Hobby and Bush Intercontinental Airport management believes their new “Smart Restrooms” are cleaner, smell better and key to both airports' futures.

In the blur of people rolling through Houston airports, there are stops flush with fresh technology near toilets at Bush Intercontinental and Hobby.

“The people are asking for (technology),” Jesus Saenz, Houston Airport Systems Chief Operating Officer. “They want it and we have to move in that direction.”

Passengers consistently rank quality bathrooms as a top priority in surveys collected by the airport system, Saenz said. He considers his team's Smart Restroom program that started as a pilot last February key to growth.

Airport ratings and rankings based on customer experience help airports land new airlines, bigger planes and bigger bucks. Worldwide, airports spent $9 billion on information technology to ease travel.

The Houston Airport System's collection of wall-mounted tablets linked to sensors outside every public restroom in Hobby and nine of ten restrooms in Bush Intercontinental gather feedback on smells, spills, supplies and more. The information is tracked in real time by airport staff. It is analyzed then used to send crews to busy or problem spots quickly. The idea is make sure customers always see clean restrooms and leave with great impressions of each airport's facilities.

“We can almost predict how many people are going to go use the restroom,” Saenz said.

The system's predictive analytics allows staff to know exactly where to expect a rush, how long on average passengers visit, when to change flush valves even which size fan clears the air best.

“A lot of people use (these restrooms) and a lot of babies come here and it has to be clean,” passenger Stephanie Maradiaga said.

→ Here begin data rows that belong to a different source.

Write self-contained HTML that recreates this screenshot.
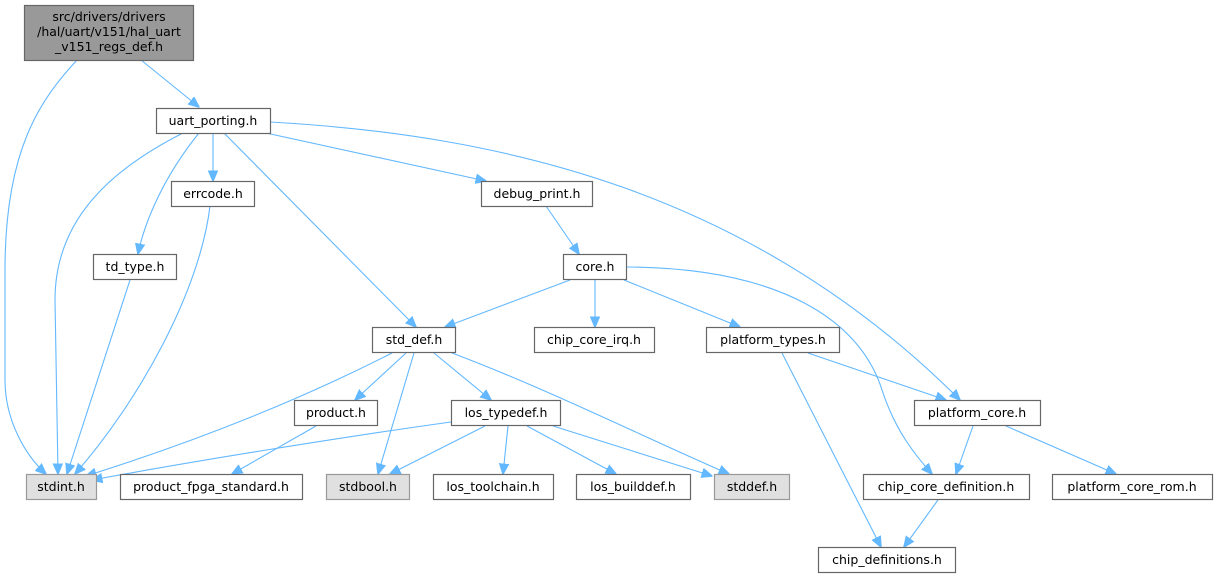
<!DOCTYPE html>
<html><head><meta charset="utf-8"><style>
html,body{margin:0;padding:0;background:#fff;}
svg{display:block;}
text{font-family:"DejaVu Sans","Liberation Sans",sans-serif;font-size:12.5px;fill:#000;}
.n{fill:#fff;stroke:#666;stroke-width:1.2;}
.g{fill:#e0e0e0;stroke:#999;stroke-width:1.2;}
.e{fill:none;stroke:#63b8ff;stroke-width:1.1;marker-end:url(#a);}
</style></head><body>
<svg width="1218" height="579" viewBox="0 0 1218 579" xmlns="http://www.w3.org/2000/svg">
<defs><marker id="a" viewBox="0 0 10 10" refX="9.5" refY="5" markerWidth="11" markerHeight="11" markerUnits="userSpaceOnUse" orient="auto"><path d="M0,0.8 L10,5 L0,9.2 z" fill="#63b8ff" stroke="#63b8ff"/></marker></defs>
<g>
<path class="e" d="M77,60 C40,100 5,150 5,270 L5,380 C5,420 25,455 46,474"/>
<path class="e" d="M141,60 L199,107"/>
<path class="e" d="M183,133 C110,170 55,220 55,300 L58,474"/>
<path class="e" d="M199,133 C165,175 145,220 138,254"/>
<path class="e" d="M213,133 L213,181"/>
<path class="e" d="M224,133 L416,327"/>
<path class="e" d="M266,133 L486,181"/>
<path class="e" d="M270,122 C500,135 750,190 960,400"/>
<path class="e" d="M130,280 L67,474"/>
<path class="e" d="M210,206 C200,290 140,400 75,474"/>
<path class="e" d="M546,206 L579,254"/>
<path class="e" d="M570,280 L445,327"/>
<path class="e" d="M595,280 L595,327"/>
<path class="e" d="M624,280 L740,327"/>
<path class="e" d="M627,267 C780,268 860,320 882,390 C895,430 915,455 932,474"/>
<path class="e" d="M392,353 C300,400 200,440 86,476"/>
<path class="e" d="M406,353 L355,400"/>
<path class="e" d="M414,353 L378,474"/>
<path class="e" d="M434,353 L491,400"/>
<path class="e" d="M452,353 C550,390 650,440 729,474"/>
<path class="e" d="M316,426 L232,474"/>
<path class="e" d="M451,422 C350,436 200,460 92,480"/>
<path class="e" d="M485,426 L390,474"/>
<path class="e" d="M508,426 L503,474"/>
<path class="e" d="M527,426 L616,474"/>
<path class="e" d="M553,426 L712,476"/>
<path class="e" d="M808,353 L946,400"/>
<path class="e" d="M782,353 L881,547"/>
<path class="e" d="M973,426 L956,474"/>
<path class="e" d="M1006,426 L1116,474"/>
<path class="e" d="M938,500 L904,547"/>
</g>
<g>
<rect x="24.5" y="5.5" width="169" height="55" fill="#999" stroke="#666" stroke-width="1.2"/>
<text x="109" y="21" text-anchor="middle">src/drivers/drivers</text>
<text x="109" y="36" text-anchor="middle">/hal/uart/v151/hal_uart</text>
<text x="109" y="51" text-anchor="middle">_v151_regs_def.h</text>

<rect class="n" x="156.5" y="108.5" width="114" height="25"/><text x="213" y="125" text-anchor="middle">uart_porting.h</text>
<rect class="n" x="171.5" y="181.5" width="83" height="25"/><text x="213" y="198" text-anchor="middle">errcode.h</text>
<rect class="n" x="481.5" y="181.5" width="111" height="25"/><text x="537" y="198" text-anchor="middle">debug_print.h</text>
<rect class="n" x="93.5" y="254.5" width="83" height="25"/><text x="135" y="271" text-anchor="middle">td_type.h</text>
<rect class="n" x="563.5" y="254.5" width="63" height="25"/><text x="595" y="271" text-anchor="middle">core.h</text>
<rect class="n" x="372.5" y="327.5" width="83" height="25"/><text x="414" y="344" text-anchor="middle">std_def.h</text>
<rect class="n" x="534.5" y="327.5" width="120" height="25"/><text x="594" y="344" text-anchor="middle">chip_core_irq.h</text>
<rect class="n" x="706.5" y="327.5" width="133" height="25"/><text x="773" y="344" text-anchor="middle">platform_types.h</text>
<rect class="n" x="294.5" y="400.5" width="83" height="25"/><text x="336" y="417" text-anchor="middle">product.h</text>
<rect class="n" x="451.5" y="400.5" width="109" height="25"/><text x="506" y="417" text-anchor="middle">los_typedef.h</text>
<rect class="n" x="914.5" y="400.5" width="126" height="25"/><text x="977" y="417" text-anchor="middle">platform_core.h</text>
<rect class="g" x="26.5" y="474.5" width="70" height="25"/><text x="61" y="491" text-anchor="middle">stdint.h</text>
<rect class="n" x="120.5" y="474.5" width="182" height="25"/><text x="211" y="491" text-anchor="middle">product_fpga_standard.h</text>
<rect class="g" x="326.5" y="474.5" width="83" height="25"/><text x="368" y="491" text-anchor="middle">stdbool.h</text>
<rect class="n" x="433.5" y="474.5" width="120" height="25"/><text x="493" y="491" text-anchor="middle">los_toolchain.h</text>
<rect class="n" x="576.5" y="474.5" width="114" height="25"/><text x="633" y="491" text-anchor="middle">los_builddef.h</text>
<rect class="g" x="714.5" y="474.5" width="75" height="25"/><text x="752" y="491" text-anchor="middle">stddef.h</text>
<rect class="n" x="863.5" y="474.5" width="166" height="25"/><text x="946" y="491" text-anchor="middle">chip_core_definition.h</text>
<rect class="n" x="1052.5" y="474.5" width="160" height="25"/><text x="1132" y="491" text-anchor="middle">platform_core_rom.h</text>
<rect class="n" x="818.5" y="547.5" width="137" height="25"/><text x="887" y="564" text-anchor="middle">chip_definitions.h</text>
</g>
</svg>
</body></html>
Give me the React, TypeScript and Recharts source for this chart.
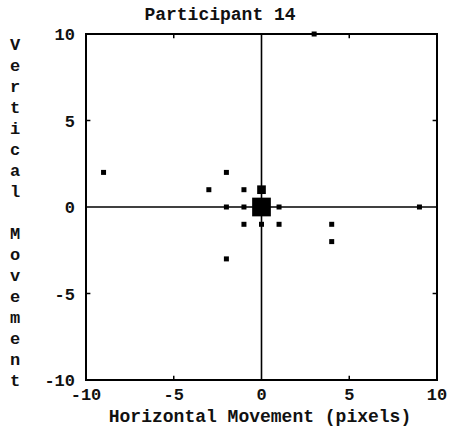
import {
  ScatterChart,
  Scatter,
  XAxis,
  YAxis,
  ReferenceLine,
  ReferenceArea,
} from "recharts";

// displacement samples (pixels) and how many trials landed on each
const dx = [0, 0, -2, -3, -1, -2, -1, 1, -1, 0, 1, 4, 4, -2, -9, 9, 3];
const dy = [0, 1, 2, 1, 1, 0, 0, 0, -1, -1, -1, -1, -2, -3, 2, 0, 10];
const hits = [14, 3, 1, 1, 1, 1, 1, 1, 1, 1, 1, 1, 1, 1, 1, 1, 1];

const axisTicks = [-10, -5, 0, 5, 10];
const innerTicks = [-5, 5];

const title = "Participant 14";
const xTitle = "Horizontal Movement (pixels)";
const yTitle = "Vertical Movement";

const points = dx.map((x, i) => ({ x, y: dy[i], n: hits[i] }));

const W = 451;
const H = 435;
const FONT = "'Liberation Mono', 'Courier New', monospace";

// square marker, side grows with the hit count
function SquareDot(props: any) {
  const { cx, cy, payload } = props;
  const side = 5 * Math.sqrt(payload.n);
  return <rect x={cx - side / 2} y={cy - side / 2} width={side} height={side} fill="#000" />;
}

const tickStyle = { fontFamily: FONT, fontSize: 17, fontWeight: 700, fill: "#111" };

export default function App() {
  const tickLen = 0.25;
  return (
    <div style={{ position: "absolute", left: 0, top: 0, width: W, height: H, background: "#fff" }}>
      <ScatterChart
        width={W}
        height={H}
        margin={{ top: 34, right: 14, bottom: 30, left: 26 }}
      >
        <XAxis
          type="number"
          dataKey="x"
          domain={[-10, 10]}
          ticks={axisTicks}
          axisLine={false}
          tickLine={false}
          tickMargin={2}
          height={25}
          tick={tickStyle}
          interval={0}
        />
        <YAxis
          type="number"
          dataKey="y"
          domain={[-10, 10]}
          ticks={axisTicks}
          axisLine={false}
          tickLine={false}
          tickMargin={5}
          width={60}
          tick={tickStyle}
          interval={0}
        />
        <ReferenceArea x1={-10} x2={10} y1={-10} y2={10} fill="none" stroke="#000" strokeWidth={2} />
        <ReferenceLine x={0} stroke="#000" strokeWidth={1.6} />
        <ReferenceLine y={0} stroke="#000" strokeWidth={1.6} />
        {innerTicks.map((t) => (
          <ReferenceLine key={"b" + t} segment={[{ x: t, y: -10 }, { x: t, y: -10 + tickLen }]} stroke="#000" strokeWidth={1.5} />
        ))}
        {innerTicks.map((t) => (
          <ReferenceLine key={"t" + t} segment={[{ x: t, y: 10 }, { x: t, y: 10 - tickLen }]} stroke="#000" strokeWidth={1.5} />
        ))}
        {innerTicks.map((t) => (
          <ReferenceLine key={"l" + t} segment={[{ x: -10, y: t }, { x: -10 + tickLen, y: t }]} stroke="#000" strokeWidth={1.5} />
        ))}
        {innerTicks.map((t) => (
          <ReferenceLine key={"r" + t} segment={[{ x: 10, y: t }, { x: 10 - tickLen, y: t }]} stroke="#000" strokeWidth={1.5} />
        ))}
        <Scatter data={points} shape={SquareDot} isAnimationActive={false} />
      </ScatterChart>
      <svg
        width={W}
        height={H}
        style={{ position: "absolute", left: 0, top: 0, pointerEvents: "none" }}
      >
        <g fontFamily={FONT} fontWeight={700} fill="#111">
          <text x={220} y={20} fontSize={18} textAnchor="middle">
            {title}
          </text>
          <text x={260} y={422} fontSize={18} textAnchor="middle">
            {xTitle}
          </text>
          {yTitle.split("").map((ch, i) => (
            <text key={i} x={15} y={50 + i * 21} fontSize={17} textAnchor="middle">
              {ch}
            </text>
          ))}
        </g>
      </svg>
    </div>
  );
}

Customers told KHOU 11 News they liked the Smart Restrooms. However, they hardly called it an attraction.

“If I have to come to Houston, I have to come to Houston whether they have a dirty (restroom) or not,” passenger John Curran said.

Still, customer complaints are down, Saenz said. By next year, he expects crews duplicating less work to deliver budget savings. Though management's focus remains clear.

“The better the (customer) experience, the better we are in competition against other airports,” Saenz said.

Currently, La Guardia is the only other airport using Smart Restrooms throughout its facilities, according to a spokesperson for the manufacturer Infax. However, airports in Halifax, Philadelphia and Nashville are running pilot programs, the company added.

Management at Los Angeles International and Atlanta Hartsfield are currently negotiating to bring the program to their airports.